O Ministério do Meio Ambiente (MMA) prometeu entregar por escrito para a Alemanha e Noruega suas propostas de reformulação do Fundo da Amazônia, nesta semana. Está em jogo o futuro do fundo, maior mecanismo existente de proteção às florestas tropicais, com cerca de R$ 3,4 bilhões, financiados pelos dois países europeus e administrado pelo Banco Nacional de Desenvolvimento Econômico e Social (BNDES). Mais recentemente surgiram indicações de que o desenrolar da discussão sobre o Fundo da Amazônia pode ter implicações mais amplas, influenciando o desfecho do acordo anunciado há pouco entre o Mercosul e a União Europeia (EU).
Será uma surpresa, porém, se o Brasil amenizar as posições recentemente adotadas em relação ao Fundo da Amazônia, que puseram os parceiros europeus de sobreaviso. Apesar de Jair Bolsonaro ter externalizado desde a campanha presidencial uma visão conservadora em relação ao meio ambiente, defendendo deixar o Acordo de Paris e atacando o "ativismo ambiental xiita" e a "indústria de demarcação de terras indígenas", foi neste ano que voltou as baterias contra o Fundo da Amazônia.
O primeiro movimento foi a redução dos conselhos em organismos da administração pública federal, que atingiu também o Fundo da Amazônia. Apresentado como medida de ajuste fiscal, o corte dos conselhos tem como uma das consequências a diminuição da participação da sociedade civil. Responsável por estabelecer as diretrizes e critérios para aplicação dos recursos, o conselho do Fundo é formado por 23 membros, entre representantes do governo federal, dos Estados da Amazônia e de entidades da sociedade civil. A intenção do Planalto é reduzir o quadro para sete a dez membros, dando mais poder para a representação federal.
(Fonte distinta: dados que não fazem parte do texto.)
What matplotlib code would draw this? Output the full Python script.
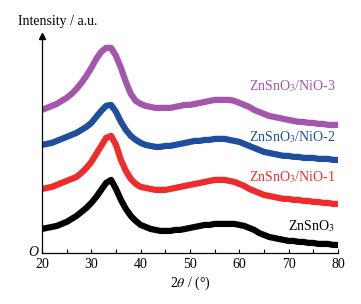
import matplotlib
matplotlib.use("Agg")
import matplotlib.pyplot as plt
import numpy as np

# 2theta positions (degrees) and intensities (offset, a.u.)
two_theta = np.arange(20, 81, 1)

znsno3 = [24, 25, 26, 27, 29, 31, 34, 37, 41, 45,
          50, 56, 63, 70, 73, 64, 53, 44, 37, 32,
          28, 26, 24, 23, 22, 22, 22, 23, 23, 24,
          25, 26, 27, 28, 28, 29, 29, 29, 29, 29,
          28, 27, 25, 23, 20, 18, 16, 15, 14, 13,
          12, 12, 11, 11, 10, 10, 9, 9, 9, 8, 8]

nio_1 = [64, 65, 66, 68, 70, 72, 74, 76, 80, 85,
         91, 99, 107, 115, 117, 108, 93, 82, 74, 69,
         66, 65, 64, 63, 63, 63, 64, 65, 66, 67,
         68, 69, 70, 71, 72, 73, 73, 73, 72, 71,
         69, 67, 64, 62, 60, 58, 57, 56, 55, 54,
         54, 53, 53, 52, 52, 51, 51, 50, 50, 49, 49]

nio_2 = [108, 109, 110, 112, 114, 116, 118, 120, 123, 126,
         130, 136, 142, 147, 148, 141, 131, 123, 117, 113,
         110, 108, 107, 106, 106, 107, 107, 108, 109, 110,
         111, 112, 112, 113, 113, 114, 114, 114, 113, 112,
         111, 109, 107, 105, 103, 101, 100, 99, 98, 97,
         97, 96, 96, 95, 95, 95, 94, 94, 94, 93, 93]

nio_3 = [143, 145, 147, 149, 152, 155, 159, 164, 170, 177,
         185, 194, 201, 205, 205, 197, 185, 171, 159, 152,
         149, 147, 146, 145, 145, 145, 145, 146, 147, 148,
         148, 149, 150, 151, 152, 153, 153, 153, 153, 152,
         150, 148, 146, 143, 141, 139, 137, 136, 135, 134,
         133, 132, 131, 131, 130, 130, 129, 129, 128, 128, 128]

series = [znsno3, nio_1, nio_2, nio_3]
labels = ["ZnSnO$_3$", "ZnSnO$_3$/NiO-1", "ZnSnO$_3$/NiO-2", "ZnSnO$_3$/NiO-3"]
colors = ["#000000", "#ee2c2c", "#1f4e9e", "#a456ac"]
label_y = [27, 76, 116, 167]

plt.rcParams['font.family'] = ['Liberation Serif', 'DejaVu Serif']
plt.rcParams['mathtext.fontset'] = 'stix'

fig = plt.figure(figsize=(3.61, 3.04), dpi=100)
ax = fig.add_axes([0.1163, 0.168, 0.82, 0.714])

# thick lines stand in for the noisy band of the measured patterns
for y, c in zip(series, colors):
    ax.plot(two_theta, y, color=c, lw=4.5, solid_joinstyle='round')

for lab, c, ly in zip(labels, colors, label_y):
    ax.text(79.4, ly, lab, color=c, fontsize=10, ha='right', va='center')

ax.set_xlim(20, 80)
ax.set_ylim(0, 217)
ax.set_xticks(np.arange(20, 81, 10))
ax.set_xticks(np.arange(25, 80, 10), minor=True)
ax.tick_params(axis='x', which='both', direction='in', length=3, width=0.8, labelsize=10, pad=4)
ax.set_yticks([])
ax.spines['top'].set_visible(False)
ax.spines['right'].set_visible(False)
ax.spines['left'].set_linewidth(0.9)
ax.spines['bottom'].set_linewidth(0.9)

# arrow on the intensity axis
ax.plot(0, 1, marker='^', color='black', ms=4, transform=ax.transAxes, clip_on=False)

ax.text(-0.012, 0, "O", transform=ax.transAxes, fontsize=10, style='italic', ha='right', va='center')
ax.set_xlabel(r"2$\theta$ / (°)", fontsize=10, labelpad=2)
fig.text(18 / 361, 1 - 22 / 304, "Intensity / a.u.", fontsize=10, ha='left', va='center')

fig.savefig("out.png", dpi=100)
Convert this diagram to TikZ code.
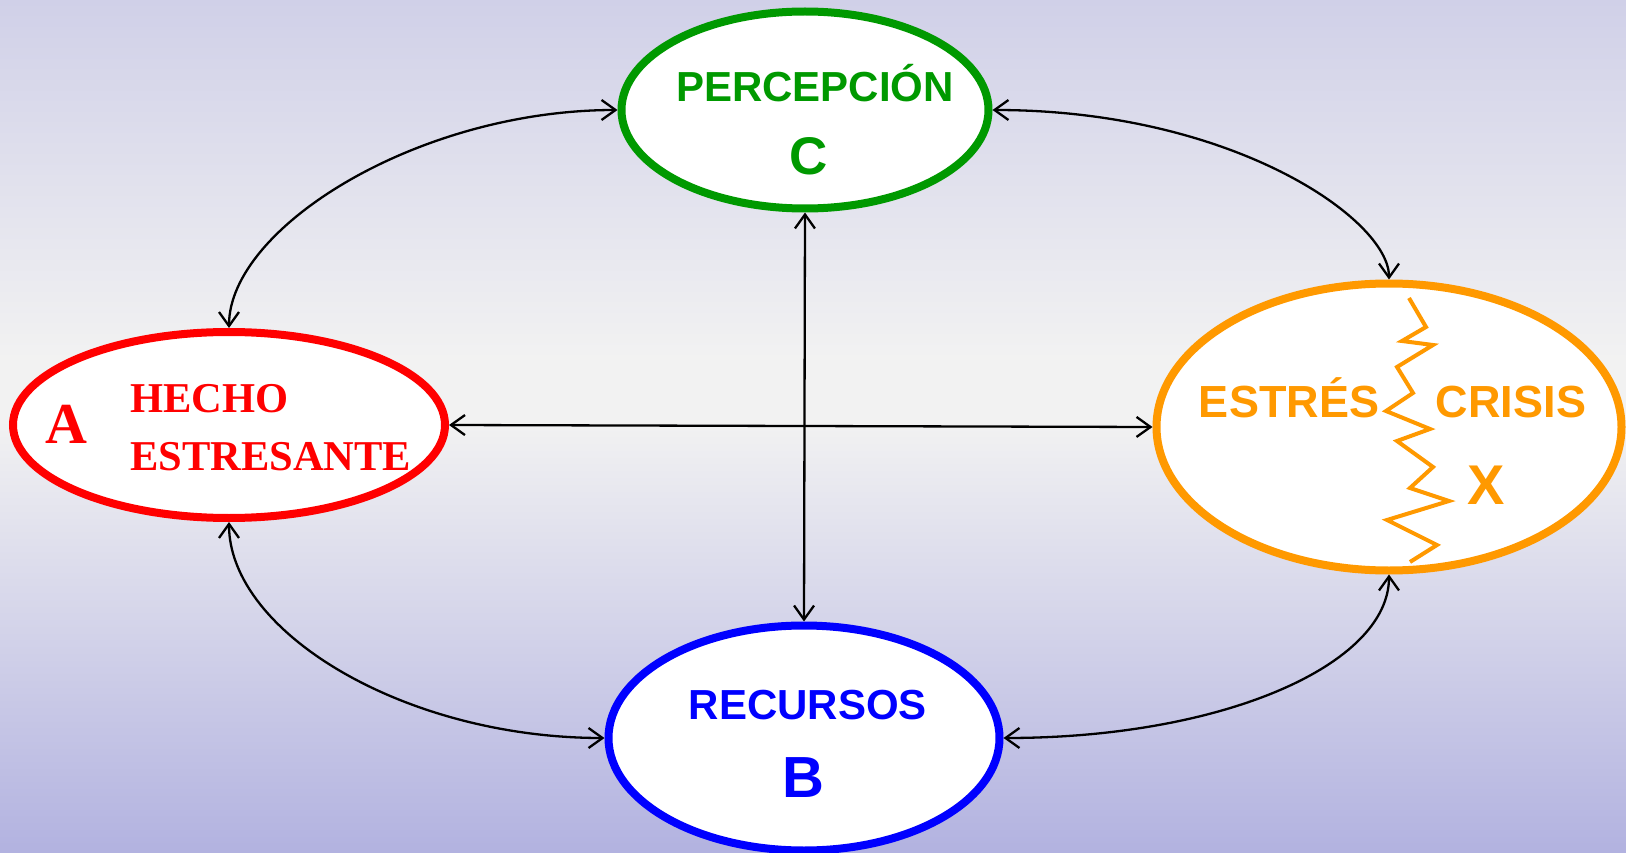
\documentclass[tikz,border=0pt]{standalone}
\usepackage{fontspec}
\setmainfont{Liberation Serif}
\newfontfamily\arialf{Liberation Sans}
\newfontfamily\timesf{Liberation Serif}
\usetikzlibrary{shapes.geometric,arrows.meta}
\definecolor{bgtop}{RGB}{208,208,232}
\definecolor{bgmid}{RGB}{242,242,242}
\definecolor{bgbot}{RGB}{178,178,224}
\definecolor{cgreen}{RGB}{0,153,0}
\definecolor{corange}{RGB}{255,153,0}
\tikzset{
  oval/.style={ellipse, line width=8pt, fill=white, inner sep=0pt},
  link/.style={line width=2.3pt, black, {Straight Barb[length=14pt,width=20pt]}-{Straight Barb[length=14pt,width=20pt]}},
  sflabel/.style={anchor=base, inner sep=0pt, font=\arialf\bfseries},
  serlabel/.style={anchor=base west, inner sep=0pt, font=\timesf\bfseries, text=red},
}
\begin{document}
\begin{tikzpicture}[x=1pt,y=-1pt]
\useasboundingbox (0,0) rectangle (1626,853);
\shade[top color=bgtop, bottom color=bgmid] (0,0) rectangle (1626,360);
\fill[bgmid] (0,359) rectangle (1626,421);
\shade[top color=bgmid, bottom color=bgbot] (0,420) rectangle (1626,853);

% ovals
\node[oval, draw=cgreen, minimum width=367pt, minimum height=197pt] (C) at (805,110) {};
\node[oval, draw=red, minimum width=432pt, minimum height=186pt] (A) at (229,425) {};
\node[oval, draw=corange, minimum width=465pt, minimum height=287pt] (X) at (1389,427) {};
\node[oval, draw=blue, minimum width=391pt, minimum height=225pt] (B) at (804,738) {};

% texts
\node[sflabel, text=cgreen, font=\arialf\bfseries\fontsize{42}{42}\selectfont] (tperc) at (815,102) {PERCEPCIÓN};
\node[sflabel, text=cgreen, font=\arialf\bfseries\fontsize{53}{53}\selectfont] (tc) at (809,175) {C};
\node[sflabel, text=blue, font=\arialf\bfseries\fontsize{42}{42}\selectfont] (trec) at (808,719) {RECURSOS};
\node[sflabel, text=blue, font=\arialf\bfseries\fontsize{58}{58}\selectfont] (tb) at (803,797) {B};
\node[sflabel, text=corange, font=\arialf\bfseries\fontsize{45}{45}\selectfont] (test) at (1289,417) {ESTRÉS};
\node[sflabel, text=corange, font=\arialf\bfseries\fontsize{45}{45}\selectfont] (tcri) at (1511,417) {CRISIS};
\node[sflabel, text=corange, font=\arialf\bfseries\fontsize{56}{56}\selectfont] (tx) at (1486,504) {X};
\node[serlabel, font=\timesf\bfseries\fontsize{42.5}{42.5}\selectfont] (th) at (130,412) {HECHO};
\node[serlabel, font=\timesf\bfseries\fontsize{42.5}{42.5}\selectfont] (tes) at (130,470) {ESTRESANTE};
\node[sflabel, text=red, font=\timesf\bfseries\fontsize{58}{58}\selectfont] (ta) at (66,443) {A};

% zigzag
\draw[corange, line width=4pt, line join=miter]
  (1409,298) -- (1426,327) -- (1402,341) -- (1433,345) -- (1397,367) -- (1413,393)
  -- (1386,411) -- (1430,429) -- (1397,441) -- (1433,467) -- (1410,488) -- (1449,501)
  -- (1387,520) -- (1437,545) -- (1410,562);

% connectors
\draw[link] (C.west) .. controls +(-200,0) and +(0,-100) .. (A.north);
\draw[link] (C.east) .. controls +(240,0) and +(0,-60) .. (X.north);
\draw[link] (A.south) .. controls +(0,110) and +(-200,0) .. (B.west);
\draw[link] (X.south) .. controls +(0,90) and +(220,0) .. (B.east);
\draw[link] (A.east) -- (X.west);
\draw[link] (C.south) -- (B.north);
\end{tikzpicture}
\end{document}
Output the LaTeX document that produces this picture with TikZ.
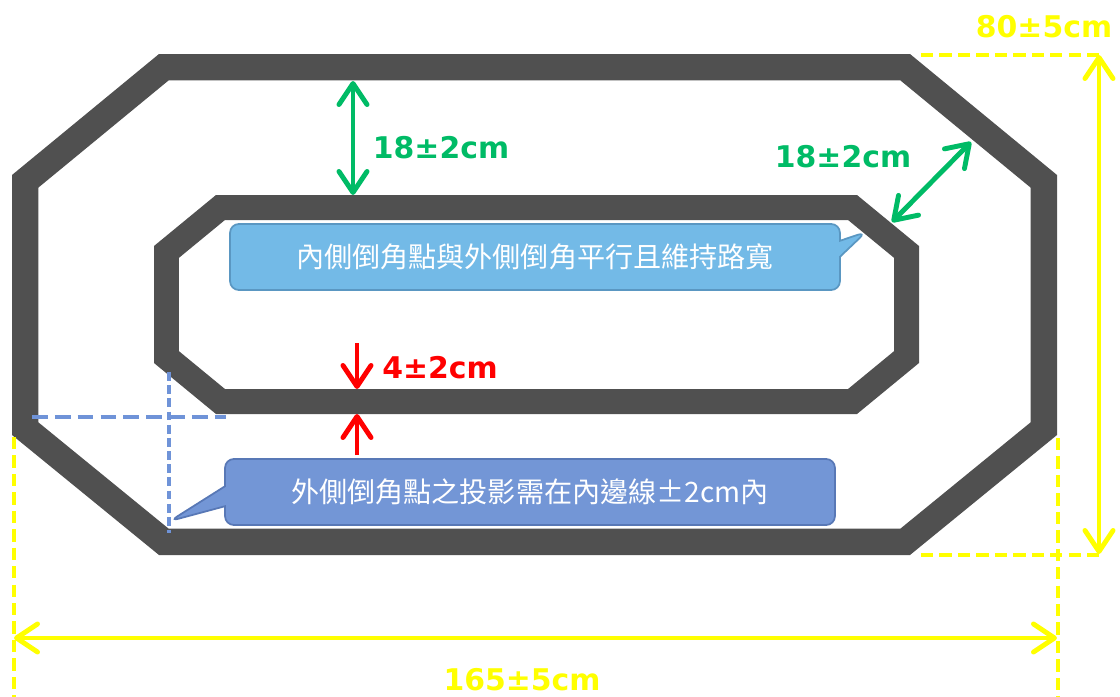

A mudança contraria as convicções políticas da Alemanha e Noruega, que prezam a atuação da sociedade como mecanismo de governança e transparência.
Mas o problema mais sério é a intenção do governo brasileiro de usar os recursos doados para o Fundo para financiar compra de terrenos e propriedades localizadas em áreas protegidas, inclusive fora da Amazônia, realizando indenizações que deveriam ter sido feitas desde a criação das unidades e eliminando passivos. Segundo o governo, famílias que viviam em áreas transformadas em zonas de preservação precisam ser indenizadas e transferidas. Acredita-se, porém, que existam muitos grileiros entre eles. Além disso, quando o fundo foi criado, em 2008, inclusive sob inspiração do Brasil, seu objetivo era bem específico: apoiar o combate ao desmatamento na região amazônica.
O Brasil tem, a rigor, independência para escolher os programas que serão apoiados pelo Fundo da Amazônia, mas dentro de algumas regras. A principal exigência é comprovar um desmatamento inferior à taxa de 8.143 km2 por ano na região. Se superar essa marca, fica impedido de utilizar os fundos.
Não é a primeira vez que o Brasil tem problemas com os doadores do Fundo da Amazônia. O aumento do desmatamento nos governos de Dilma Rousseff e de Michel Temer causaram a interrupção de alguns desembolsos. O programa vence no fim do ano que vem e, até agora, os europeus tinham a intenção de renová-lo. O mecanismo os ajuda a atingir suas metas climáticas. Mas as dificuldades atuais parecem de difícil superação.
O problema com o Fundo da Amazônia pode ainda alimentar a oposição em parlamentos europeus ao acordo com o Mercosul, uma vez que reforça a suspeita de que vai beneficiar os produtores agrícolas e pecuaristas às custas do meio ambiente. O próprio presidente Jair Bolsonaro ajudou a estimular esse receio quando viajou para a última reunião do G-20. Em resposta às preocupações que a chanceler alemã, Angela Merkel, havia manifestado em relação à atuação do governo com o meio ambiente, rebateu que era diferente dos antecessores e não estava indo à reunião de cúpula para ser advertido por outros países. Alguns dias depois, o deputado Eduardo Bolsonaro replicou postagem em que o presidente disse que "o Brasil é exemplo para o mundo na preservação ambiental" e que "ONGs, artistas, Raonis não mais influenciarão" a política externa brasileira.
O deputado criticou ainda o Fundo da Amazônia, dizendo que é um "truque", que "a maioria esmagadora do fundo vai para ONGs", uma posição nada conciliadora da parte de quem pode se tornar futuro embaixador do Brasil nos Estados Unidos.